Commune Looks to New York’s Streetscape and Southern California’s Earth Tones to Create a Residential Development That Fosters CommunityJanuary 11th, 2019
“We really wanted to try to create a neighborhood,” says Commune’s Steven Johanknecht of his firm’s latest project:, El Centro, an apartment complex in Hollywood. While that concept may seem obvious to a New Yorker like me, in the famously car-centric California city, it’s a more novel notion. With El Centro Apartments & Bungalows, which is situated on a bustling stretch of Hollywood Boulevard, Johanknecht and his team have taken spatial cues from the urban blueprint of New York and reimagined them in a wholly SoCal way for a miniature city that fosters community.
“In L.A., a lot of the buildings don’t necessarily relate to an urban street,” Johanknecht explains. “So the way the buildings interact with the street is more akin to apartment buildings in New York. We wanted to address the streetscape.” As such, El Centro comprises four separate buildings that connect via a series of exterior common spaces.
Though that layout may be New York–inspired, the buildings have none of the Big Apple’s gritty grays: “For the palette, we were inspired by Southern California, the earth,” explains the designer. “But also the work of Mexican architects like Legorreta and Barragan. So we looked to tones that felt earthy and appropriate for Southern California but with the volume turned up a bit.”
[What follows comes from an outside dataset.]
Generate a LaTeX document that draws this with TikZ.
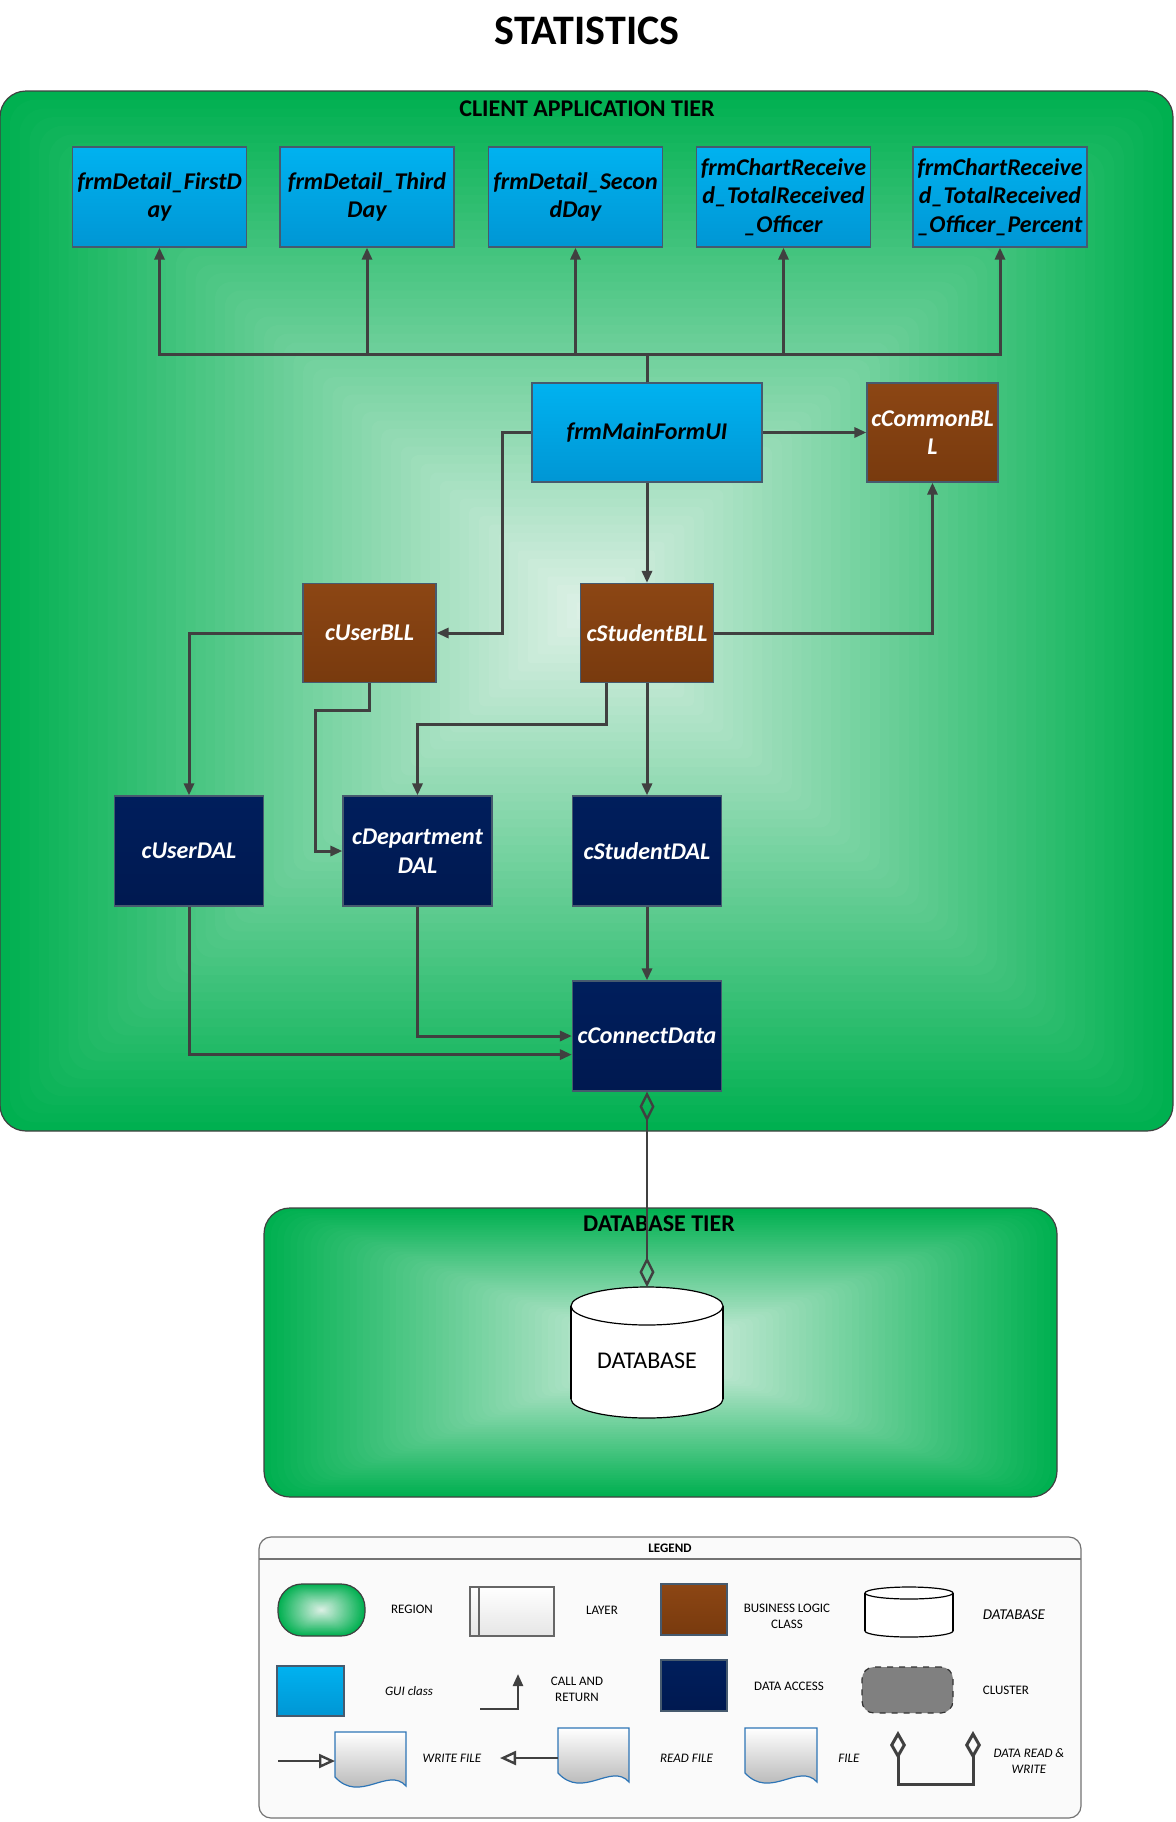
\documentclass[tikz,border=0pt]{standalone}
\usepackage{fontspec}
\setmainfont{Carlito}
\usetikzlibrary{arrows.meta,calc,positioning}

\definecolor{tiergreen}{RGB}{0,176,80}
\definecolor{tierlight}{RGB}{224,241,232}
\definecolor{guitop}{RGB}{0,178,240}
\definecolor{guibot}{RGB}{0,150,212}
\definecolor{blltop}{RGB}{140,70,20}
\definecolor{bllbot}{RGB}{120,58,14}
\definecolor{daltop}{RGB}{0,30,92}
\definecolor{dalbot}{RGB}{0,25,80}
\definecolor{linegray}{RGB}{64,64,64}
\definecolor{boxedge}{RGB}{70,90,110}
\definecolor{docblue}{RGB}{46,117,182}

% region with a rectangular gradient: x1 y1 x2 y2 radius
\newcommand\tierfill[5]{%
  \foreach \i in {0,...,59}{
    \pgfmathsetmacro\tiers{1-\i/60}
    \pgfmathsetmacro\tierp{100-100*\i/60}
    \fill[tiergreen!\tierp!tierlight, rounded corners={#5*0.5pt*\tiers}]
      ({(#1+#3)/2-(#3-#1)/2*\tiers},{(#2+#4)/2-(#4-#2)/2*\tiers}) rectangle
      ({(#1+#3)/2+(#3-#1)/2*\tiers},{(#2+#4)/2+(#4-#2)/2*\tiers});
  }
  \draw[black!75, line width=0.6pt, rounded corners={#5*0.5pt}] (#1,#2) rectangle (#3,#4);}
% file symbol: x1 y1 x2 y2
\newcommand\docshape[4]{%
  \shade[top color=white, bottom color=black!35, draw=docblue, line width=0.6pt]
    (#1,#2) -- (#3,#2) -- (#3,{#4-6})
    .. controls ({#3-0.25*(#3-#1)},{#4-26}) and ({#1+0.35*(#3-#1)},{#4+12}) .. (#1,{#4-15}) -- cycle;}
% database drum: cx top bottom rx ry
\newcommand\dbshape[5]{%
  \filldraw[fill=white, draw=black, line width=0.6pt] (#1,{#3-#5}) ellipse [x radius=#4, y radius=#5];
  \fill[white] ({#1-#4},{#2+#5}) rectangle ({#1+#4},{#3-#5});
  \draw[line width=0.6pt] ({#1-#4},{#2+#5}) -- ({#1-#4},{#3-#5}) ({#1+#4},{#2+#5}) -- ({#1+#4},{#3-#5});
  \filldraw[fill=white, draw=black, line width=0.6pt] (#1,{#2+#5}) ellipse [x radius=#4, y radius=#5];}

\begin{document}
\begin{tikzpicture}[
  x=0.5pt, y=-0.5pt,
  box/.style={draw=boxedge, line width=0.6pt, inner sep=0pt, align=center,
    font=\fontsize{12}{14.3}\selectfont\bfseries\itshape},
  gui/.style={box, top color=guitop, bottom color=guibot, text=black},
  bll/.style={box, top color=blltop, bottom color=bllbot, text=white},
  dal/.style={box, top color=daltop, bottom color=dalbot, text=white},
  detail/.style={gui, minimum width=87pt, minimum height=50pt},
  logic/.style={bll, minimum width=66.5pt, minimum height=49.5pt},
  access/.style={dal, minimum width=74.5pt, minimum height=55pt},
  tiertext/.style={font=\fontsize{12}{14}\selectfont\bfseries},
  legtext/.style={font=\fontsize{6.5}{8}\selectfont, align=center},
  conn/.style={draw=linegray, line width=1.5pt, -{Triangle[length=6pt,width=5pt]}},
  dbconn/.style={draw=linegray, line width=1.2pt,
    {Diamond[open,length=15pt,width=7.5pt]}-{Diamond[open,length=15pt,width=7.5pt]}}
]
\useasboundingbox (0,0) rectangle (1175,1822);

% regions
\tierfill{0}{91}{1173}{1131}{26}
\tierfill{264}{1208}{1057}{1497}{26}

\node[font=\fontsize{21}{25}\selectfont\bfseries] (title) at (587,31) {STATISTICS};
\node[tiertext] (clienttier) at (587,109) {CLIENT APPLICATION TIER};
\node[tiertext] (dbtier) at (659,1224) {DATABASE TIER};

% GUI layer
\node[detail] (firstday) at (159.5,197) {frmDetail\_FirstD\\ay};
\node[detail] (thirdday) at (367,197) {frmDetail\_Third\\Day};
\node[detail] (secondday) at (575.5,197) {frmDetail\_Secon\\dDay};
\node[detail] (chartofficer) at (783.5,197) {frmChartReceive\\d\_TotalReceived\\\_Officer};
\node[detail] (chartpercent) at (1000,197) {frmChartReceive\\d\_TotalReceived\\\_Officer\_Percent};
\node[gui, minimum width=115pt, minimum height=49.5pt] (mainform) at (647,432.5) {frmMainFormUI};

% business logic
\node[logic, minimum width=65.5pt] (commonbll) at (932.5,432.5) {cCommonBL\\L};
\node[logic] (userbll) at (369.5,633) {cUserBLL};
\node[logic] (studentbll) at (647,633) {cStudentBLL};

% data access
\node[access] (userdal) at (189,851) {cUserDAL};
\node[access] (departmentdal) at (417.5,851) {cDepartment\\DAL};
\node[access] (studentdal) at (647,851) {cStudentDAL};
\node[access] (connectdata) at (647,1036) {cConnectData};

% calls
\foreach \n in {firstday,thirdday,secondday,chartofficer,chartpercent}
  \draw[conn] (mainform.north) -- ++(0,-28) -| (\n.south);
\draw[conn] (mainform) -- (commonbll);
\draw[conn] (mainform.west) -- ++(-29,0) |- (userbll.east);
\draw[conn] (mainform.south) -- (studentbll.north);
\draw[conn] (studentbll.east) -| (commonbll.south);
\draw[conn] (userbll.west) -| (userdal.north);
\draw[conn] (userbll.south) |- ++(-54,27) |- (departmentdal.west);
\draw[conn] ($(studentbll.south)+(-41,0)$) -- ++(0,41) -| (departmentdal.north);
\draw[conn] (studentbll) -- (studentdal);
\draw[conn] (studentdal) -- (connectdata);
\draw[conn] (departmentdal.south) |- (connectdata.west);
\draw[conn] (userdal.south) |- ($(connectdata.west)+(0,18.6)$);

% database
\dbshape{647}{1287}{1418}{76}{19}
\node[font=\fontsize{12}{14}\selectfont] (database) at (647,1361) {DATABASE};
\coordinate (dbtop) at (647,1287);
\draw[dbconn] (connectdata.south) -- (dbtop);

% legend
\filldraw[fill=black!2, draw=black!55, line width=0.6pt, rounded corners=6pt] (259,1537) rectangle (1081,1818);
\draw[black!55, line width=0.6pt] (259,1559) -- (1081,1559);
\node[legtext, font=\fontsize{6.5}{8}\selectfont\bfseries] (legend) at (670,1548) {LEGEND};

\tierfill{278}{1584}{365}{1636}{24}
\node[legtext] (legregion) at (412,1609) {REGION};
\shade[top color=white, bottom color=black!10, draw=black!60, line width=0.6pt] (470,1587) rectangle (554,1636);
\draw[black!60, line width=0.6pt] (479,1587) -- (479,1636);
\node[legtext] (leglayer) at (602,1610) {LAYER};
\node[bll, minimum width=33pt, minimum height=25.5pt] (legbll) at (694,1609.5) {};
\node[legtext] (legbllt) at (787,1616.5) {BUSINESS LOGIC\\CLASS};
\dbshape{909}{1587}{1637}{44}{6}
\node[legtext, font=\fontsize{7.5}{9}\selectfont\itshape] (legdb) at (1014,1615) {DATABASE};

\node[gui, minimum width=33.5pt, minimum height=25pt] (leggui) at (310.5,1691) {};
\node[legtext, font=\fontsize{6.5}{8}\selectfont\itshape] (legguit) at (409,1691) {GUI class};
\coordinate (callfrom) at (480,1709);
\coordinate (callto) at (518,1674);
\draw[conn, line width=1.2pt] (callfrom) -| (callto);
\node[legtext] (legcall) at (577,1689) {CALL AND\\RETURN};
\node[dal, minimum width=33pt, minimum height=25.5pt] (legdal) at (694,1685.5) {};
\node[legtext] (legdalt) at (789,1686) {DATA ACCESS};
\node[draw=black!80, dashed, fill=black!50, line width=0.6pt, rounded corners=6pt,
  minimum width=45.5pt, minimum height=23pt] (legcluster) at (907.5,1690) {};
\node[legtext] (legclustert) at (1006,1690) {CLUSTER};

\docshape{335}{1732}{406}{1792}
\coordinate (writefrom) at (278,1761);
\coordinate (writeto) at (335,1761);
\draw[draw=linegray, line width=1.2pt, -{Triangle[open,length=8pt,width=7pt]}] (writefrom) -- (writeto);
\node[legtext, font=\fontsize{6.5}{8}\selectfont\itshape] (legwrite) at (452,1758) {WRITE FILE};
\docshape{558}{1728}{629}{1788}
\coordinate (readfrom) at (558,1758);
\coordinate (readto) at (500,1758);
\draw[draw=linegray, line width=1.2pt, -{Triangle[open,length=8pt,width=7pt]}] (readfrom) -- (readto);
\node[legtext, font=\fontsize{6.5}{8}\selectfont\itshape] (legread) at (686.5,1758) {READ FILE};
\docshape{745}{1728}{817}{1788}
\node[legtext, font=\fontsize{6.5}{8}\selectfont\itshape] (legfile) at (849,1758) {FILE};
\coordinate (rwleft) at (898,1731);
\coordinate (rwright) at (973,1731);
\draw[draw=linegray, line width=1.5pt, {Diamond[open,length=14pt,width=8pt]}-{Diamond[open,length=14pt,width=8pt]}]
  (rwleft) -- ++(0,53) -| (rwright);
\node[legtext, font=\fontsize{6.5}{8}\selectfont\itshape] (legrw) at (1029,1761) {DATA READ \&\\WRITE};
\end{tikzpicture}
\end{document}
The result—a collaboration between Commune and architect of record Van Tilburg, Banvard & Soderbergh—is a suite of structures with façades ranging in hue from cream to clay, punctuated with greenery and an azure pool in the center courtyard.
Much of that greenery comes courtesy of Carlos Motera, a onetime graphic designer at Commune, who has since cofounded Cactus Store, a succulent store. “A cactus is somewhere between a plant and a pet—it has these characteristics that kind of make it living art,” explains Andy Rifkin of DLJ Real Estate Capital Partners (which developed El Centro in partnership with Clarett West Development). Rifkin first met Johanknecht and Morera while working with Commune on Easttown, another Los Angeles apartment complex. He was looking for the perfect, site-specific type of public art in El Centro’s common space and figured this was just the unconventional solution. To Johanknecht, it was just the right type of landscaping: one that “felt drought-tolerant and appropriate, but lush.”
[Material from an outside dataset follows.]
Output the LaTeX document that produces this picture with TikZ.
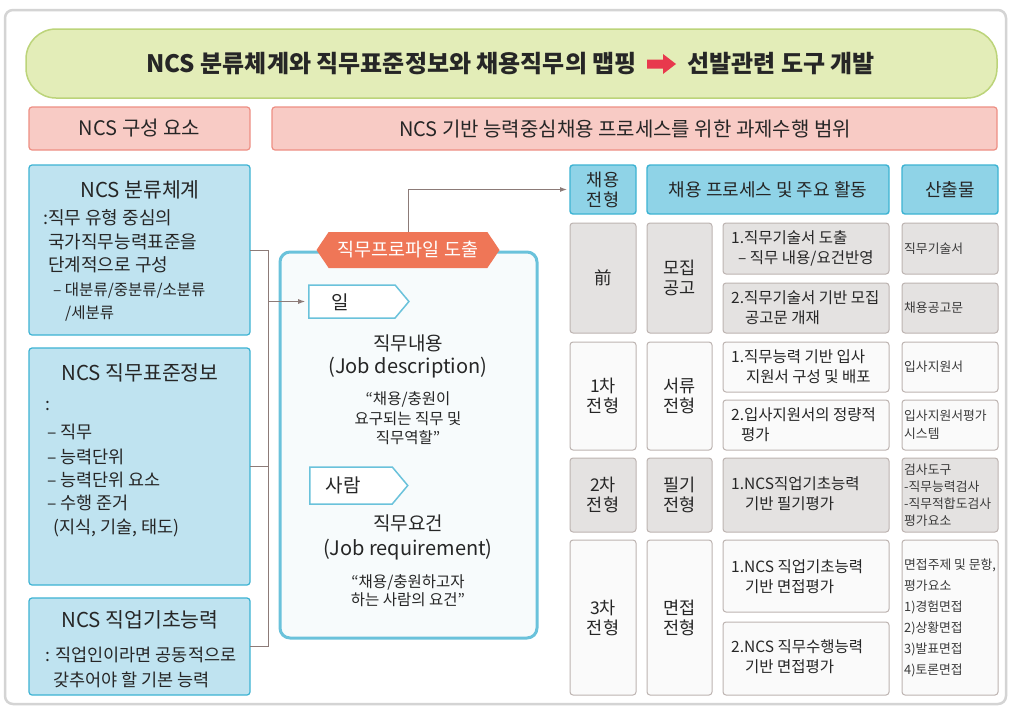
\documentclass[tikz,border=0pt]{standalone}
\usepackage{fontspec}
\setmainfont{Noto Sans CJK KR}
\usetikzlibrary{shapes.symbols,arrows.meta}
\definecolor{framec}{HTML}{D4D4D4}
\definecolor{gfill}{HTML}{E3EDB8}
\definecolor{gdraw}{HTML}{BCD47A}
\definecolor{pfill}{HTML}{F8CBC5}
\definecolor{pdraw}{HTML}{EE8F84}
\definecolor{bfill}{HTML}{BFE3F0}
\definecolor{bdraw}{HTML}{3DB3D3}
\definecolor{hfill}{HTML}{8FD3E7}
\definecolor{mdraw}{HTML}{6AC2DB}
\definecolor{mfill}{HTML}{F7FBFC}
\definecolor{cgray}{HTML}{E4E2E1}
\definecolor{cwhite}{HTML}{FAFAFA}
\definecolor{cdraw}{HTML}{BDB4B1}
\definecolor{connc}{HTML}{8C7B78}
\definecolor{hexc}{HTML}{EF7657}
\definecolor{redarr}{HTML}{E8394D}
\definecolor{txt}{HTML}{262626}
\definecolor{txt4}{HTML}{3A3A3A}
\tikzset{
 box/.style={rounded corners=3pt, line width=1.2pt, inner sep=0pt, outer sep=0pt},
 bluebox/.style={box, draw=bdraw, fill=bfill},
 pinkbox/.style={box, draw=pdraw, fill=pfill},
 headbox/.style={box, draw=bdraw, fill=hfill, line width=1.4pt},
 graycell/.style={box, draw=cdraw, fill=cgray, line width=1pt},
 whitecell/.style={box, draw=cdraw, fill=cwhite, line width=1pt},
 link/.style={draw=connc, line width=1pt},
 tagbox/.style={signal, signal to=east, signal pointer angle=100, draw=mdraw, fill=white, line width=1.5pt, inner sep=0pt},
 t/.style={text=txt, inner sep=0pt},
 lt/.style={t, anchor=west},
 c3/.style={t, anchor=west, align=left, font=\fs{15.5}{20}},
 c4/.style={t, anchor=west, align=left, text=txt4, font=\fs{12.8}{18}},
 cc/.style={t, align=center, font=\fs{17.5}{20}},
}
\newcommand\fs[2]{\fontsize{#1}{#2}\selectfont}
\newcommand\bx[6]{\node[#2, minimum width={(#5-#3)*1pt}, minimum height={(#6-#4)*1pt}] (#1) at ({(#3+#5)/2},{(#4+#6)/2}) {};}
\begin{document}
\begin{tikzpicture}[x=1pt,y=-1pt]
\useasboundingbox (0,0) rectangle (1011,713);
\fill[white] (0,0) rectangle (1011,713);
\draw[framec, line width=2.5pt, rounded corners=8pt] (5,10) rectangle (1006,704);

% title
\bx{title}{box, draw=gdraw, fill=gfill, rounded corners=30pt, line width=1.5pt}{26}{29}{997}{98}
\node[t, anchor=east, font=\fs{24}{28}\bfseries] (tl) at (637,64) {NCS 분류체계와 직무표준정보와 채용직무의 맵핑};
\fill[redarr, shift={(661,64)}] (-14,-4.5) -- (2,-4.5) -- (2,-10) -- (15,0) -- (2,10) -- (2,4.5) -- (-14,4.5) -- cycle;
\node[t, anchor=west, font=\fs{24}{28}\bfseries] (tr) at (687,64) {선발관련 도구 개발};

% pink headers
\bx{p1}{pinkbox}{29}{107}{250}{150}
\node[t, font=\fs{20}{22}] at (p1) {NCS 구성 요소};
\bx{p2}{pinkbox}{272}{107}{997}{150}
\node[t, font=\fs{20}{22}] at (625,129) {NCS 기반 능력중심채용 프로세스를 위한 과제수행 범위};

% left boxes
\bx{A}{bluebox}{29}{165}{250}{335}
\node[t, font=\fs{20.5}{22}] at (140,190) {NCS 분류체계};
\node[lt, font=\fs{18}{20}] at (43,218) {:직무 유형 중심의};
\node[lt, font=\fs{18}{20}] at (48,242) {국가직무능력표준을};
\node[lt, font=\fs{18}{20}] at (48,265) {단계적으로 구성};
\node[lt, font=\fs{15.5}{18}] at (53,290) {– 대분류/중분류/소분류};
\node[lt, font=\fs{15.5}{18}] at (65,313) {/세분류};

\bx{B}{bluebox}{29}{348}{250}{585}
\node[t, font=\fs{20.5}{22}] at (140,373) {NCS 직무표준정보};
\node[lt, font=\fs{17.5}{20}] at (45,406) {:};
\node[lt, font=\fs{17.5}{20}] at (47,432) {– 직무};
\node[lt, font=\fs{17.5}{20}] at (47,457) {– 능력단위};
\node[lt, font=\fs{17.5}{20}] at (47,480) {– 능력단위 요소};
\node[lt, font=\fs{17.5}{20}] at (47,503) {– 수행 준거};
\node[lt, font=\fs{17.5}{20}] at (53,528) {(지식, 기술, 태도)};

\bx{C}{bluebox}{29}{598}{250}{695}
\node[t, font=\fs{20.5}{22}] at (140,620) {NCS 직업기초능력};
\node[lt, font=\fs{17.5}{20}] at (45,655) {: 직업인이라면 공동적으로};
\node[lt, font=\fs{17.5}{20}] at (53,680) {갖추어야 할 기본 능력};

% middle
\bx{M}{box, draw=mdraw, fill=mfill, line width=3pt, rounded corners=10pt}{280}{252}{537}{638}
\node[signal, signal to=west and east, signal pointer angle=112, fill=hexc, minimum width=183pt, minimum height=36pt, inner sep=0pt, text=white, font=\fs{18.5}{20}] (hex) at (408,250) {직무프로파일 도출};
\node[tagbox, minimum width=100pt, minimum height=33pt] (tag1) at (352,301.5) {};
\node[t, font=\fs{19}{20}] at (340,302) {일};
\node[tagbox, minimum width=98pt, minimum height=37pt] (tag2) at (351,485.5) {};
\node[t, font=\fs{19}{20}] at (343,485) {사람};
\node[t, font=\fs{19}{20}] at (408,343) {직무내용};
\node[t, font=\fs{20}{20}] at (408,368) {(Job description)};
\node[t, font=\fs{15.5}{18}] at (408,399) {“채용/충원이};
\node[t, font=\fs{15.5}{18}] at (408,419) {요구되는 직무 및};
\node[t, font=\fs{15.5}{18}] at (408,438) {직무역할”};
\node[t, font=\fs{19}{20}] at (408,523) {직무요건};
\node[t, font=\fs{20}{20}] at (408,550) {(Job requirement)};
\node[t, font=\fs{15.5}{18}] at (408,582) {“채용/충원하고자};
\node[t, font=\fs{15.5}{18}] at (408,600) {하는 사람의 요건”};

% table
\bx{H1}{headbox}{570}{165}{636}{214}
\node[cc] at (H1) {채용\\전형};
\bx{H2}{headbox}{647}{165}{889}{214}
\node[cc, font=\fs{18}{20}] at (H2) {채용 프로세스 및 주요 활동};
\bx{H3}{headbox}{902}{165}{998}{214}
\node[cc, font=\fs{18}{20}] at (H3) {산출물};

\bx{r0a}{graycell}{570}{223}{636}{333}
\node[cc] at (r0a) {前};
\bx{r0b}{graycell}{647}{223}{712}{333}
\node[cc] at (r0b) {모집\\공고};
\bx{r0c1}{graycell}{723}{223}{889}{274}
\node[c3] at (731,248.5) {1.직무기술서 도출\\\hspace*{7pt}– 직무 내용/요건반영};
\bx{r0c2}{graycell}{723}{283}{889}{333}
\node[c3] at (731,308) {2.직무기술서 기반 모집\\\hspace*{14pt}공고문 개재};
\bx{r0d1}{graycell}{902}{223}{998}{274}
\node[c4] at (904,248.5) {직무기술서};
\bx{r0d2}{graycell}{902}{283}{998}{333}
\node[c4] at (904,308) {채용공고문};

\bx{r1a}{whitecell}{570}{342}{636}{450}
\node[cc] at (r1a) {1차\\전형};
\bx{r1b}{whitecell}{647}{342}{712}{450}
\node[cc] at (r1b) {서류\\전형};
\bx{r1c1}{whitecell}{723}{342}{889}{392}
\node[c3] at (731,367) {1.직무능력 기반 입사\\\hspace*{15pt}지원서 구성 및 배포};
\bx{r1c2}{whitecell}{723}{400}{889}{450}
\node[c3] at (731,425) {2.입사지원서의 정량적\\\hspace*{10pt}평가};
\bx{r1d1}{whitecell}{902}{342}{998}{392}
\node[c4] at (904,367) {입사지원서};
\bx{r1d2}{whitecell}{902}{400}{998}{450}
\node[c4] at (904,425) {입사지원서평가\\시스템};

\bx{r2a}{graycell}{570}{458}{636}{532}
\node[cc] at (r2a) {2차\\전형};
\bx{r2b}{graycell}{647}{458}{712}{532}
\node[cc] at (r2b) {필기\\전형};
\bx{r2c}{graycell}{723}{458}{889}{532}
\node[c3] at (731,494) {1.NCS직업기초능력\\\hspace*{14pt}기반 필기평가};
\bx{r2d}{graycell}{902}{458}{998}{532}
\node[c4, font=\fs{12.8}{17}] at (904,495) {검사도구\\-직무능력검사\\-직무적합도검사\\평가요소};

\bx{r3a}{whitecell}{570}{540}{636}{695}
\node[cc] at (r3a) {3차\\전형};
\bx{r3b}{whitecell}{647}{540}{712}{695}
\node[cc] at (r3b) {면접\\전형};
\bx{r3c1}{whitecell}{723}{540}{889}{612}
\node[c3] at (731,577) {1.NCS 직업기초능력\\\hspace*{14pt}기반 면접평가};
\bx{r3c2}{whitecell}{723}{622}{889}{695}
\node[c3] at (731,657) {2.NCS 직무수행능력\\\hspace*{14pt}기반 면접평가};
\bx{r3d}{whitecell}{902}{540}{998}{695}
\node[c4, font=\fs{12.8}{21}] at (904,618) {면접주제 및 문항,\\평가요소\\1)경험면접\\2)상황면접\\3)발표면접\\4)토론면접};

% connectors
\coordinate (ka) at (268,250);
\draw[link] (A.east) -- (ka) -- (ka |- C.east) -- (C.east);
\draw[link] (B.east) -- (B.east -| ka);
\draw[link, -{Latex[length=7pt,width=5pt]}, shorten >=3pt] (ka |- tag1.west) -- (tag1.west);
\draw[link, -{Latex[length=7pt,width=5pt]}, shorten >=3pt] (hex.north) |- (H1.west);
\end{tikzpicture}
\end{document}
That same tendency toward a slightly offbeat spin on elegance carries through into the interiors, as does the emphasis on community. “Our whole strategy for El Centro was, when you grow up a bit and are looking for a more established feel, what’s that aesthetic?” says Rifkin. To Johanknecht, it means “something that felt current but would age well over time.”
Mixing vintage pieces like Saarinen womb chairs with furniture of Commune’s own design and art from local creatives, makes for common spaces with no shortage of visual interest yet no danger of seeming gimmicky, either. This careful balance is a skill Commune has honed over the course of several hotel projects.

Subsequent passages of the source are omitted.